* GIVEN PROBLEM:
Can you transcribe every entry word for word, skipping the images?

(Data items)
>>>

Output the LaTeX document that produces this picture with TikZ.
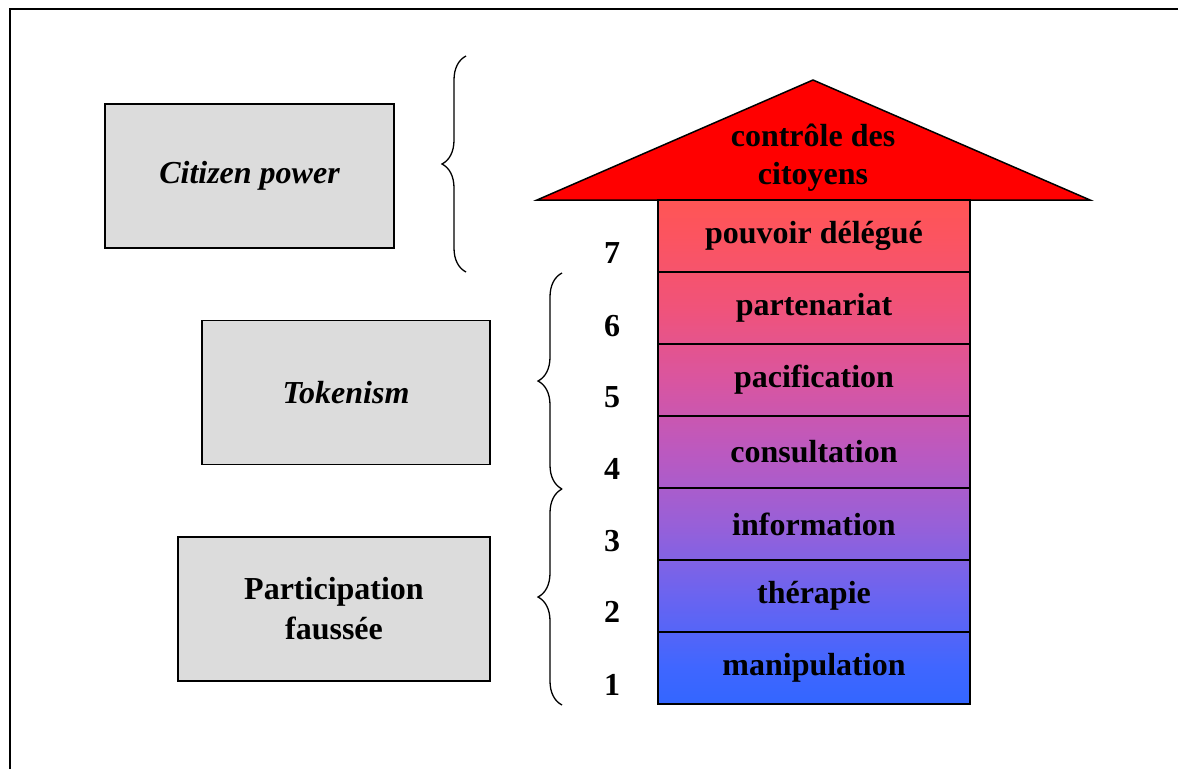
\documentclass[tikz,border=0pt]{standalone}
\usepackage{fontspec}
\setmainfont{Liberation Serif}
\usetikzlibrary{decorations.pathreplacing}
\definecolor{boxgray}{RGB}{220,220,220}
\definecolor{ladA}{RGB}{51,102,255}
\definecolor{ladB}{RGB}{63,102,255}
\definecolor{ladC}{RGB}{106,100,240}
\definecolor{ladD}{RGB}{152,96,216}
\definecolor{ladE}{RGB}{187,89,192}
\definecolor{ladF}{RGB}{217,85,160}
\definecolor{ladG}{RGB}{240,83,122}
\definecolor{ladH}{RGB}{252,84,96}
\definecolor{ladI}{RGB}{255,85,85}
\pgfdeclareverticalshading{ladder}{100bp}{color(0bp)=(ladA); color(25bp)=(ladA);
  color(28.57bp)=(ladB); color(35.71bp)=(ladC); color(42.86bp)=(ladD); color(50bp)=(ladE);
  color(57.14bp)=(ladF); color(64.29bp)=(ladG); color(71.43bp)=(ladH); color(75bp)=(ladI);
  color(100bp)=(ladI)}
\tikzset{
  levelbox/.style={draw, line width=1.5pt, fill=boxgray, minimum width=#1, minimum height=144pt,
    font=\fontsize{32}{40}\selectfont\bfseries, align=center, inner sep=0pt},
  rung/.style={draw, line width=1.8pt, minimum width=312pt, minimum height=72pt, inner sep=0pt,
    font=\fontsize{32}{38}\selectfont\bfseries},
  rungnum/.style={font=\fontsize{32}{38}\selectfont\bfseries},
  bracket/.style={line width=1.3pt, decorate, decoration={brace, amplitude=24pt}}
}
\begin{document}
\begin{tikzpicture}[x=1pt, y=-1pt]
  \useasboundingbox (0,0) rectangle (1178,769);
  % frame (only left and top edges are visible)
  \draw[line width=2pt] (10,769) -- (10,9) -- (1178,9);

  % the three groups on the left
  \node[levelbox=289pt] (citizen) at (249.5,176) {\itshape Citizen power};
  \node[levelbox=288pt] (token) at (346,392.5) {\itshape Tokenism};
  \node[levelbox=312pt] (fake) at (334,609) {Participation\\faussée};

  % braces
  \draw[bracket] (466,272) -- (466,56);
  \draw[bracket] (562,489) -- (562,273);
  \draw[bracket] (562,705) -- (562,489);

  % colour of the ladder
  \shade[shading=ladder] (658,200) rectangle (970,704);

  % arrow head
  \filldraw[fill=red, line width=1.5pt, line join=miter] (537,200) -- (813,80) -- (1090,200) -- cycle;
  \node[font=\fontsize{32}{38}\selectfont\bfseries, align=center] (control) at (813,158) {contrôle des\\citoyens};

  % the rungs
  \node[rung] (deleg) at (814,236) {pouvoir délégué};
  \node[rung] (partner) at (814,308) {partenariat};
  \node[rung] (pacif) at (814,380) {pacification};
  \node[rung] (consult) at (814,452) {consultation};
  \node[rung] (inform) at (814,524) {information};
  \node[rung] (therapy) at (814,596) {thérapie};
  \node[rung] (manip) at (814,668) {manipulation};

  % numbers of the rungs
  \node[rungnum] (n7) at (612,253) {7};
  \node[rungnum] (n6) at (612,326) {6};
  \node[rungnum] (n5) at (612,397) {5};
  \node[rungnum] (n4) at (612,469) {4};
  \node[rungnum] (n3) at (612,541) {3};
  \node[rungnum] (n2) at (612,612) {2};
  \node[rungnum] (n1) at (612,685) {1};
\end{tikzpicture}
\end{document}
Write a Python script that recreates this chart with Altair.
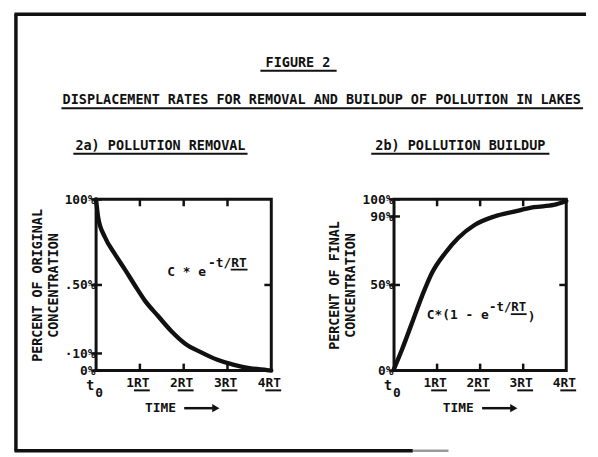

<<<

* PROBLEM SOLUTION:
Output the LaTeX document that produces this picture with TikZ.
\documentclass[tikz,border=0pt]{standalone}
\usepackage{fontspec}
\setmainfont{Liberation Serif}
\usetikzlibrary{decorations.pathreplacing}
\definecolor{boxgray}{RGB}{220,220,220}
\definecolor{ladA}{RGB}{51,102,255}
\definecolor{ladB}{RGB}{63,102,255}
\definecolor{ladC}{RGB}{106,100,240}
\definecolor{ladD}{RGB}{152,96,216}
\definecolor{ladE}{RGB}{187,89,192}
\definecolor{ladF}{RGB}{217,85,160}
\definecolor{ladG}{RGB}{240,83,122}
\definecolor{ladH}{RGB}{252,84,96}
\definecolor{ladI}{RGB}{255,85,85}
\pgfdeclareverticalshading{ladder}{100bp}{color(0bp)=(ladA); color(25bp)=(ladA);
  color(28.57bp)=(ladB); color(35.71bp)=(ladC); color(42.86bp)=(ladD); color(50bp)=(ladE);
  color(57.14bp)=(ladF); color(64.29bp)=(ladG); color(71.43bp)=(ladH); color(75bp)=(ladI);
  color(100bp)=(ladI)}
\tikzset{
  levelbox/.style={draw, line width=1.5pt, fill=boxgray, minimum width=#1, minimum height=144pt,
    font=\fontsize{32}{40}\selectfont\bfseries, align=center, inner sep=0pt},
  rung/.style={draw, line width=1.8pt, minimum width=312pt, minimum height=72pt, inner sep=0pt,
    font=\fontsize{32}{38}\selectfont\bfseries},
  rungnum/.style={font=\fontsize{32}{38}\selectfont\bfseries},
  bracket/.style={line width=1.3pt, decorate, decoration={brace, amplitude=24pt}}
}
\begin{document}
\begin{tikzpicture}[x=1pt, y=-1pt]
  \useasboundingbox (0,0) rectangle (1178,769);
  % frame (only left and top edges are visible)
  \draw[line width=2pt] (10,769) -- (10,9) -- (1178,9);

  % the three groups on the left
  \node[levelbox=289pt] (citizen) at (249.5,176) {\itshape Citizen power};
  \node[levelbox=288pt] (token) at (346,392.5) {\itshape Tokenism};
  \node[levelbox=312pt] (fake) at (334,609) {Participation\\faussée};

  % braces
  \draw[bracket] (466,272) -- (466,56);
  \draw[bracket] (562,489) -- (562,273);
  \draw[bracket] (562,705) -- (562,489);

  % colour of the ladder
  \shade[shading=ladder] (658,200) rectangle (970,704);

  % arrow head
  \filldraw[fill=red, line width=1.5pt, line join=miter] (537,200) -- (813,80) -- (1090,200) -- cycle;
  \node[font=\fontsize{32}{38}\selectfont\bfseries, align=center] (control) at (813,158) {contrôle des\\citoyens};

  % the rungs
  \node[rung] (deleg) at (814,236) {pouvoir délégué};
  \node[rung] (partner) at (814,308) {partenariat};
  \node[rung] (pacif) at (814,380) {pacification};
  \node[rung] (consult) at (814,452) {consultation};
  \node[rung] (inform) at (814,524) {information};
  \node[rung] (therapy) at (814,596) {thérapie};
  \node[rung] (manip) at (814,668) {manipulation};

  % numbers of the rungs
  \node[rungnum] (n7) at (612,253) {7};
  \node[rungnum] (n6) at (612,326) {6};
  \node[rungnum] (n5) at (612,397) {5};
  \node[rungnum] (n4) at (612,469) {4};
  \node[rungnum] (n3) at (612,541) {3};
  \node[rungnum] (n2) at (612,612) {2};
  \node[rungnum] (n1) at (612,685) {1};
\end{tikzpicture}
\end{document}
Write a Python script that recreates this chart with Altair.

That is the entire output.